“In March of ’78 I moved to the residence club on 860 Sutter, of course that is just a nice way to say room and board with two meals a day for 6 days a week,” said John Elliott, San Francisco resident of what is now a freshman college dormitory, the International House, owned by Academy of Art University.
“When the club switched ownership, most residents moved out, one by one. Until there were only two left, Manny (another elder resident living in the International House) and I. We are the last ones left of the original, and we were offered to sign a lease and a contract: as long as we could live with young people, and oblige by the rules of taking out the telephone lines and TV’s, we could stay.”
Elliott, who is now retired from a long career working at the United Artist Theatre Inc., spends his days studying music, seeing 3 films a week, taking walks in his neighborhood, and of course, the routine meal twice a day he shares with hundreds of college students.
“There are no challenges, I love it. I’m as please as Patty’s Pigs,” Elliott chuckles as he pauses in describing the lack of challenges of his living situation. “I hope the students don’t mind me much. We stay out of each other’s way, I don’t think they want much to do with an old person,” said Elliott.

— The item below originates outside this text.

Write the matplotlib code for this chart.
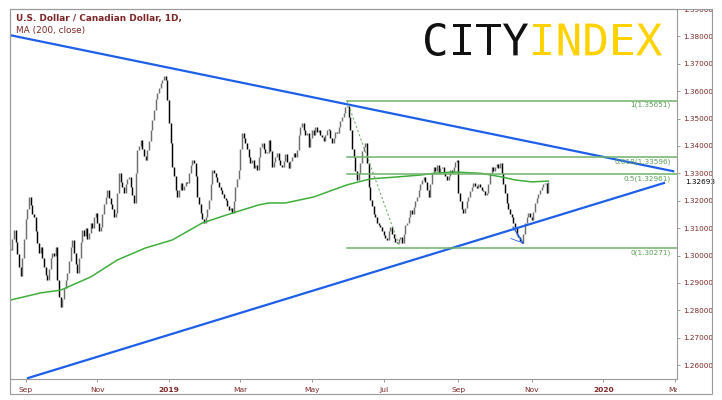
import matplotlib
matplotlib.use("Agg")
import matplotlib.pyplot as plt
import pandas as pd
from matplotlib.textpath import TextPath, TextToPath
from matplotlib.patches import PathPatch, Rectangle
from matplotlib.font_manager import FontProperties
from matplotlib.transforms import Affine2D, Bbox, TransformedBbox

# daily bars starting 2018-08-21, axis runs on trading days into early 2020
start_date = "2018-08-21"
axis_bars = 402

closes = [
    1.3020, 1.3060, 1.3095, 1.3050, 1.3005, 1.2960, 1.2925, 1.2990, 1.3060, 1.3135,
    1.3170, 1.3214, 1.3185, 1.3150, 1.3141, 1.3090, 1.3045, 1.3010, 1.3030, 1.2990,
    1.2960, 1.2930, 1.2911, 1.2950, 1.2990, 1.3010, 1.3000, 1.3031, 1.2911, 1.2850,
    1.2812, 1.2840, 1.2880, 1.2910, 1.2936, 1.2980, 1.3030, 1.3057, 1.3010, 1.2970,
    1.2936, 1.2990, 1.3050, 1.3093, 1.3070, 1.3100, 1.3060, 1.3082, 1.3120, 1.3100,
    1.3140, 1.3155, 1.3120, 1.3090, 1.3104, 1.3150, 1.3190, 1.3215, 1.3239, 1.3210,
    1.3190, 1.3170, 1.3140, 1.3155, 1.3230, 1.3301, 1.3270, 1.3250, 1.3228, 1.3260,
    1.3280, 1.3287, 1.3250, 1.3220, 1.3192, 1.3300, 1.3385, 1.3400, 1.3422, 1.3390,
    1.3365, 1.3349, 1.3385, 1.3420, 1.3460, 1.3495, 1.3530, 1.3570, 1.3593, 1.3610,
    1.3630, 1.3641, 1.3655, 1.3641, 1.3568, 1.3484, 1.3410, 1.3323, 1.3290, 1.3239,
    1.3214, 1.3240, 1.3265, 1.3240, 1.3255, 1.3270, 1.3265, 1.3300, 1.3330, 1.3349,
    1.3338, 1.3290, 1.3214, 1.3190, 1.3155, 1.3135, 1.3119, 1.3140, 1.3170, 1.3203,
    1.3260, 1.3312, 1.3300, 1.3287, 1.3270, 1.3250, 1.3239, 1.3225, 1.3210, 1.3203,
    1.3180, 1.3166, 1.3175, 1.3155, 1.3200, 1.3250, 1.3280, 1.3312, 1.3390, 1.3447,
    1.3430, 1.3411, 1.3390, 1.3360, 1.3338, 1.3350, 1.3320, 1.3330, 1.3312, 1.3360,
    1.3395, 1.3411, 1.3390, 1.3374, 1.3374, 1.3422, 1.3380, 1.3323, 1.3340, 1.3360,
    1.3374, 1.3350, 1.3330, 1.3323, 1.3345, 1.3370, 1.3340, 1.3320, 1.3345, 1.3360,
    1.3375, 1.3360, 1.3385, 1.3440, 1.3470, 1.3484, 1.3460, 1.3440, 1.3447, 1.3396,
    1.3430, 1.3458, 1.3440, 1.3470, 1.3450, 1.3458, 1.3440, 1.3433, 1.3420, 1.3440,
    1.3460, 1.3458, 1.3430, 1.3411, 1.3430, 1.3450, 1.3447, 1.3470, 1.3490, 1.3506,
    1.3520, 1.3542, 1.3545, 1.3506, 1.3460, 1.3390, 1.3360, 1.3310, 1.3276, 1.3300,
    1.3338, 1.3380, 1.3396, 1.3411, 1.3338, 1.3250, 1.3203, 1.3180, 1.3150, 1.3141,
    1.3120, 1.3110, 1.3104, 1.3090, 1.3075, 1.3065, 1.3057, 1.3090, 1.3104, 1.3080,
    1.3065, 1.3050, 1.3046, 1.3060, 1.3068, 1.3046, 1.3080, 1.3110, 1.3119, 1.3141,
    1.3165, 1.3150, 1.3177, 1.3200, 1.3214, 1.3240, 1.3260, 1.3275, 1.3287, 1.3270,
    1.3240, 1.3214, 1.3260, 1.3300, 1.3323, 1.3310, 1.3330, 1.3300, 1.3320, 1.3323,
    1.3300, 1.3290, 1.3276, 1.3290, 1.3312, 1.3300, 1.3325, 1.3340, 1.3349, 1.3228,
    1.3200, 1.3170, 1.3155, 1.3175, 1.3200, 1.3214, 1.3235, 1.3250, 1.3265, 1.3255,
    1.3245, 1.3260, 1.3250, 1.3240, 1.3235, 1.3220, 1.3228, 1.3260, 1.3300, 1.3323,
    1.3310, 1.3325, 1.3335, 1.3320, 1.3338, 1.3301, 1.3260, 1.3228, 1.3192, 1.3170,
    1.3150, 1.3141, 1.3120, 1.3104, 1.3075, 1.3068, 1.3055, 1.3046, 1.3080, 1.3119,
    1.3140, 1.3155, 1.3140, 1.3130, 1.3160, 1.3192, 1.3210, 1.3225, 1.3239, 1.3250,
    1.3260, 1.3265, 1.3230, 1.3269,
]
last_price = "1.32693"

# 200-day moving average
ma_idx = [0, 18, 30, 48, 64, 81, 97, 115, 133, 149, 155, 165, 182, 202,
          216, 232, 246, 255, 267, 283, 295, 303, 313, 323]
ma_val = [1.2838, 1.2864, 1.2874, 1.2922, 1.2984, 1.3028, 1.3057, 1.3119,
          1.3155, 1.3185, 1.3192, 1.3192, 1.3214, 1.3258, 1.3280, 1.3287,
          1.3294, 1.3301, 1.3305, 1.3300, 1.3287, 1.3276, 1.3269, 1.3272]

# drawn trend lines (bar index, price)
upper_idx = [0, 398]
upper_val = [1.3804, 1.3308]
lower_idx = [10.3, 392.5]
lower_val = [1.2553, 1.3265]

# fibonacci retracement
fib_ratios = ["1", "0.618", "0.5", "0"]
fib_prices = [1.35651, 1.33596, 1.32961, 1.30271]
fib_from = 202
fib_swing_idx = [202, 234]
fib_swing_val = [1.35651, 1.30271]

# small arrow at the october low
arrow_idx = [301.8, 307.8, 300.6]
arrow_val = [1.3104, 1.3046, 1.3062]

y_ticks = [1.26, 1.27, 1.28, 1.29, 1.30, 1.31, 1.32, 1.33, 1.34, 1.35, 1.36, 1.37, 1.38, 1.39]

dates = pd.bdate_range(start_date, periods=axis_bars)
month_starts = []
for i in range(1, len(dates)):
    if dates[i].month != dates[i - 1].month and dates[i].month % 2 == 1 or (dates[i].month == 9 and dates[i - 1].month == 8):
        month_starts.append(i)
month_labels = []
for i in month_starts:
    d = dates[i]
    month_labels.append(str(d.year) if d.month == 1 else d.strftime("%b"))

label_col = "#7d2626"
W, H = 722, 400
fig = plt.figure(figsize=(W / 100, H / 100), dpi=100)
ax = fig.add_axes([10 / W, 1 - 379 / H, 667 / W, 370 / H])

# candles: open = previous close
for i, c in enumerate(closes):
    o = closes[i - 1] if i > 0 else c
    col = "#6e6e6e" if c >= o else "#000000"
    lo, hi = min(o, c), max(o, c)
    if hi - lo < 0.0004:
        hi = lo + 0.0004
    ax.vlines(i, lo, hi, color=col, linewidth=1.05)

ax.plot(ma_idx, ma_val, color="#3fae3a", linewidth=1.1)

ax.plot(upper_idx, upper_val, color="#1d5fe8", linewidth=1.6)
ax.plot(lower_idx, lower_val, color="#1d5fe8", linewidth=1.6)

xmax = 400.3
for r, p in zip(fib_ratios, fib_prices):
    ax.plot([fib_from, xmax], [p, p], color="#6fb36a", linewidth=1.1)
    ax.text(396.5, p - 0.0004, f"{r}({p:.5f})", color="#5c9e57", fontsize=5.2,
            ha="right", va="top")
ax.plot(fib_swing_idx, fib_swing_val, color="#6fb36a", linewidth=0.8, linestyle=(0, (2, 2)))

ax.plot(arrow_idx[:2], arrow_val[:2], color="#1d5fe8", linewidth=0.9)
ax.plot([arrow_idx[2], arrow_idx[1]], [arrow_val[2], arrow_val[1]], color="#1d5fe8", linewidth=0.6)

ax.set_xlim(-0.5, xmax)
ax.set_ylim(1.25496, 1.39)

ax.yaxis.tick_right()
ax.set_yticks(y_ticks)
ax.set_yticklabels([f"{v:.5f}" for v in y_ticks])
ax.tick_params(axis="y", direction="out", length=2.5, width=0.6, color="#888888",
               labelsize=5.2, labelcolor=label_col, pad=2)
ax.set_xticks(month_starts)
ax.set_xticklabels(month_labels)
ax.tick_params(axis="x", direction="out", length=2.5, width=0.6, color="#888888",
               labelsize=5.4, labelcolor=label_col, pad=3)
xlbls = ax.get_xticklabels()
for lbl in xlbls:
    if lbl.get_text().isdigit():
        lbl.set_fontweight("bold")
# last month label is cut at the plot edge
xlbls[-1].set_clip_on(True)
xlbls[-1].set_clip_box(TransformedBbox(Bbox([[0, -0.2], [1, 1]]), ax.transAxes))
ylbls = ax.get_yticklabels()
ylbls[-1].set_clip_on(True)
ylbls[-1].set_clip_box(TransformedBbox(Bbox([[1, 0], [1.2, 1]]), ax.transAxes))
for s in ax.spines.values():
    s.set_color("#9a9a9a")
    s.set_linewidth(0.8)

ax.text(1.012, 1.3269, last_price, transform=ax.get_yaxis_transform(), fontsize=5.2,
        color="#000000", va="center", ha="left",
        bbox=dict(facecolor="white", edgecolor="none", pad=0.5))

ax.text(6 / 667, 1 - 10 / 370, "U.S. Dollar / Canadian Dollar, 1D,", transform=ax.transAxes,
        fontsize=6.4, fontweight="bold", color=label_col, va="center", ha="left")
ax.text(6 / 667, 1 - 22 / 370, "MA (200, close)", transform=ax.transAxes,
        fontsize=6.4, color=label_col, va="center", ha="left")

# overlay in pixel coordinates for the outer frame and the logo
ov = fig.add_axes([0, 0, 1, 1], facecolor="none")
ov.set_xlim(0, W)
ov.set_ylim(0, H)
ov.axis("off")
ov.add_patch(Rectangle((10, H - 394), 702, 385, fill=False, edgecolor="#9a9a9a", linewidth=0.8))

fp = FontProperties(family="DejaVu Sans Mono")
word = "CITYINDEX"
adv = TextToPath().get_text_width_height_descent(word, fp, ismath=False)[0] / fp.get_size_in_points() / len(word)
paths = [TextPath((k * adv, 0), ch, size=1, prop=fp) for k, ch in enumerate(word)]
full = TextPath((0, 0), word, size=1, prop=fp).get_extents()
box_x0, box_x1, box_top, box_bot = 425, 662, 23, 56
sx = (box_x1 - box_x0) / full.width
sy = (box_bot - box_top) / full.height
tr = Affine2D().translate(-full.x0, -full.y0).scale(sx, sy).translate(box_x0, H - box_bot)
for k, p in enumerate(paths):
    col = "#111111" if k < 4 else "#ffd200"
    ov.add_patch(PathPatch(tr.transform_path(p), facecolor=col, edgecolor="none"))

fig.savefig("out.png", dpi=100)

Elliott’s room is equipped with a couch that he has slept on for 30 years, “I haven’t slept in a bed in over 40 years. I don’t have problems with it, and there isn’t much room in here anyways.” Shelves are scattered across the room, covered with books of travel places, music, and film history. Within the first 30 seconds of being in this room, you can tell its full of character and more complex than any temporary living situation such as the other residents in the building, after all- he has over 30 years to collect his life into one room.